The cove is, evidently, now called ‘No Surf Beach,’ along Sunset Cliffs. I actually have a couple of stories about the spot. The first involves Stephen Penn and I, both twenty years old, freshly married and living in San Diego. Steve, formerly of Marin County, and his wife, formerly Dru Urner, formerly of Fallbrook, were living in Ocean Beach; Trish and I in Pacific Beach. Our daughter, Drucilla (born on earth day, April 22, 1980, before it was Earth Day- and, oddly enough, as I edit this, it’s again Earth Day- Happy Birthday), is actually named after Dru, a promise Trish made to Drucilla Urner, evidently in typing class back in high school.
It was 1972, and Steve and I went looking for waves. I had surfed Sunset Cliffs before, but at Luscombs, the point in the distance, and once at New Break (with Bucky Davis and Phillip Harper, walking in back in 1967- we had no problems with locals). When Steve and I arrived at the little parking area in the foreground, there were four or five surfers at the little peak. The tide was lower and the peak was closer to the foreground point. I thought these other surfers were less a problem than Steve did. “They’ll leave,” I said. “Just start catching waves.”
Now, I don’t want to sound all aggro about this, though I may have been a little more exuberant while trying to convince Stephen to go out. It was either here or Ocean Beach jetty. Surfing mostly Crystal Pier, mostly after work and on weekends, with strangers, since Trish and I got married in November 1971 had pushed me toward a sort of ghetto mentality. It wasn’t surfing Swamis beachbreak with friends. This was city surfing. No eye contact.
Yeah, still dealing with my wave lust, bad manners. I wasn’t, I insist, pushy, merely persistent, going for position when possible, always ready for waves someone missed or fell on.

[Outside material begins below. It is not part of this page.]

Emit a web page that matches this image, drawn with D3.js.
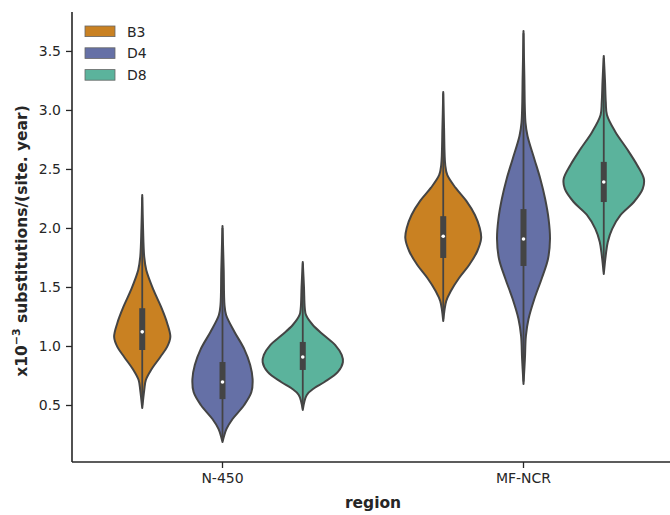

Three hours or so later, with three or four different surfers sharing the lineup, with the tide filling in and the waves ending on the mossy ledge beyond the pinnacle rock, Steve and I were climbing back up the cliff. With almost all of my surfing done between/before/after school/work/other-seemingly-or-actually important-stuff, forty-five minutes to an hour an a half, with me mentally breaking it into fifteen minute ‘heats,’ this was one of the longest sessions I had surfed. I was exhausted.
Maybe it was the competition. I couldn’t get out of the water before Steve; and the waves kept coming. I have more to say on the whole waves vs. life subject, but … Oh, gotta get to some actually important stuff. If I get some work done, and the waves… you know… I’ll be ready.
Later. WAIT! Since there’s no waves in the local forecast, and not mentioning how Adam Wipeout scored, Mike could have but didn’t, and that I ran into Darrin, who scored on the coast, at Wal-Mart, and because I’m planning on going down to my Dad’s house (now my brother’s house) in Chinook, Washington, here’s a shot I stole from a forecast site.
Erwin,
This is Steven Penn. My son sent me the link to your blog. Great to hear that you are still surfing and active withe writing and drawing. I do fondly remember surfing Sunset Cliffs.
Still living in SoCal (Thousand Oaks).